Other Lady Blackhawks in DC Comcs. Left to right: Natalie Reed, unnamed Lady Blackhawk, and Kendra Saunders.

- Natalie Reed (born Natalie Gurdin), the second Lady Blackhawk, was introduced in the 1988 miniseries Blackhawk, which was written and drawn by Howard Chaykin. Within the DC Comics universe, Reed is retroactively the first Lady Blackhawk, having worked with the Blackhawks since 1943. Natalie Gurdin is the daughter of Benjamin and Lucille Gurdin, members of the Communist Party USA. She later changed her surname to Reed in honor of John Reed, a journalist who supported the Communist cause. Reed emigrated to Russia in 1940, becoming an aeronautical engineer. Reed contributed to the creation of the modified Grumman XF5F Skyrocket used by the Blackhawks. Later, while working with Soviet intelligence, she helps defeat Death Mayhew in his plot to destroy Manhattan. During this period, Reed is dubbed "Lady Blackhawk" by the U.S. press. As a result of internal strife in the 1950s within the ranks of the CIA, which the Blackhawk Squadron was informally allied with, Reed is surgically altered and forced to assume the identity of Constance Darabont.

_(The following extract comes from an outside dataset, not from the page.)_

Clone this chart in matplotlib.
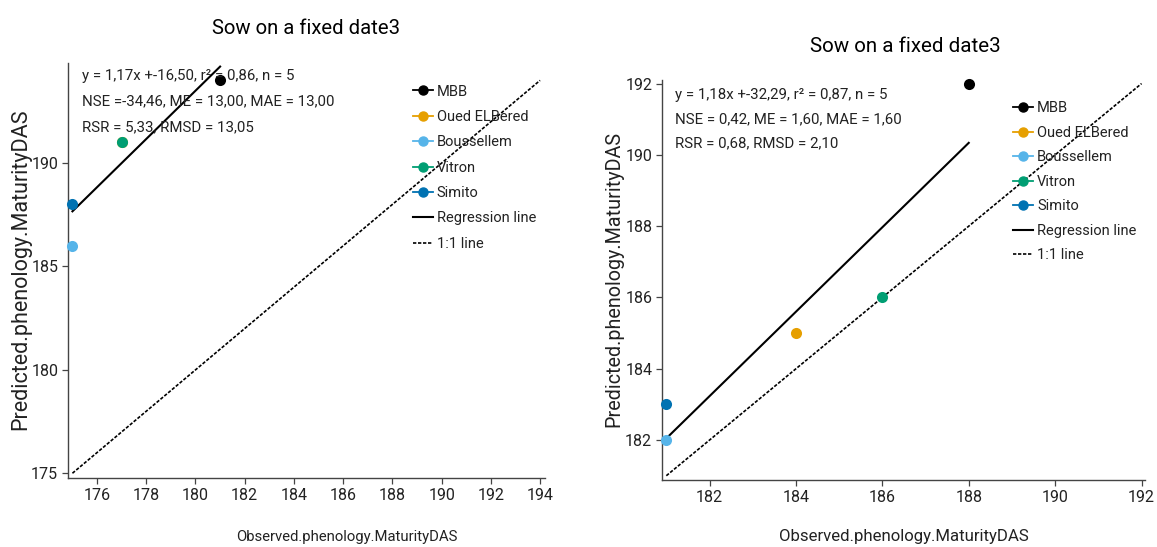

- A new version of Lady Blackhawk debuted in September 2011's Blackhawks #1 as part of DC's The New 52 initiative.
- Kendra Saunders temporarily assumes the identity of Lady Blackhawk in Dark Nights: Metal #1, where she is the leader of the Blackhawks, an anti-apocalyptic team that wants to prevent the Dark Multiverse from rising.
==In other media==
A group of Lady Blackhawks appear in Batman: The Brave and the Bold #21.